Connor Joe, Michael Reed, Mike Gerber, Mac Williamson? They got their chances, and fell short. The old Giants way would have been to plug in Gerardo Parra and trust he’d be good, but he too got his chance and fell short. So Reed got through waivers, Gerber got optioned, and the rest of them are gone. Yangervis Solarte got upgraded to Donovan Solano, which barely even affected the depth at AAA since the team signed Christhian Adames to a minor league deal, and he’s been raking too.
All those guys who the Giants let go of? This was the result that Zaidi had in mind. You go through 10 guys and find one Dickerson, whose inability to stay healthy has masked a solid major league bat. You pick up and jettison reliever after reliever, taking a look at every one, so your coaches can get wowed by Trevor Gott in the spring. You trade for a competent all-around player without any one standout tool like Mike Yastrzemski, and when he performs better in the minors than you expected, you see what he’s got.
It’s basically Moneyball, except instead of focusing on OBP, the Giants are focusing on Anything, Please, Any Talent At All, We’re Not Picky.
I was covering some game the Giants played in April — I don’t remember which one in particular — while the team was awful and the roster kept changing. Someone asked Bruce Bochy about it and I think he gave some answer about how change is difficult and you don’t want the roster to be like this, but then he said, “We have to get better.” He repeated it at the end of the answer. “We have to get better.”

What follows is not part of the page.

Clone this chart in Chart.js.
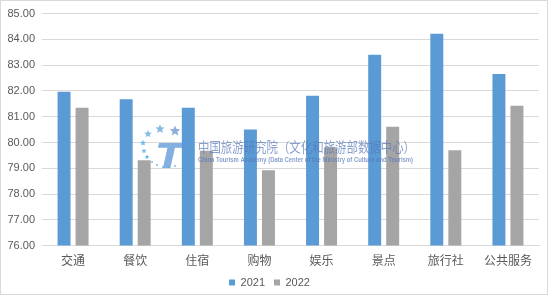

What Zaidi’s been doing is methodically improving the team and making it better. It’s been exasperating if you have opinions on every member of the 40-man roster, and when the revolving door at the front of the clubhouse was really going, the players were pretty unhappy about it. But the change has been necessary. Even if they’ve played over their heads in July, the team is unquestionably better now than it was at the beginning of the year.
The Dodgers are replete with stars, and they’ve picked up complementary pieces around them who have turned out better than they could have imagined. The Giants don’t have anyone producing like the best players on the Dodgers, but even so, they have played themselves into respectability, and they have Zaidi’s many pickups to thank.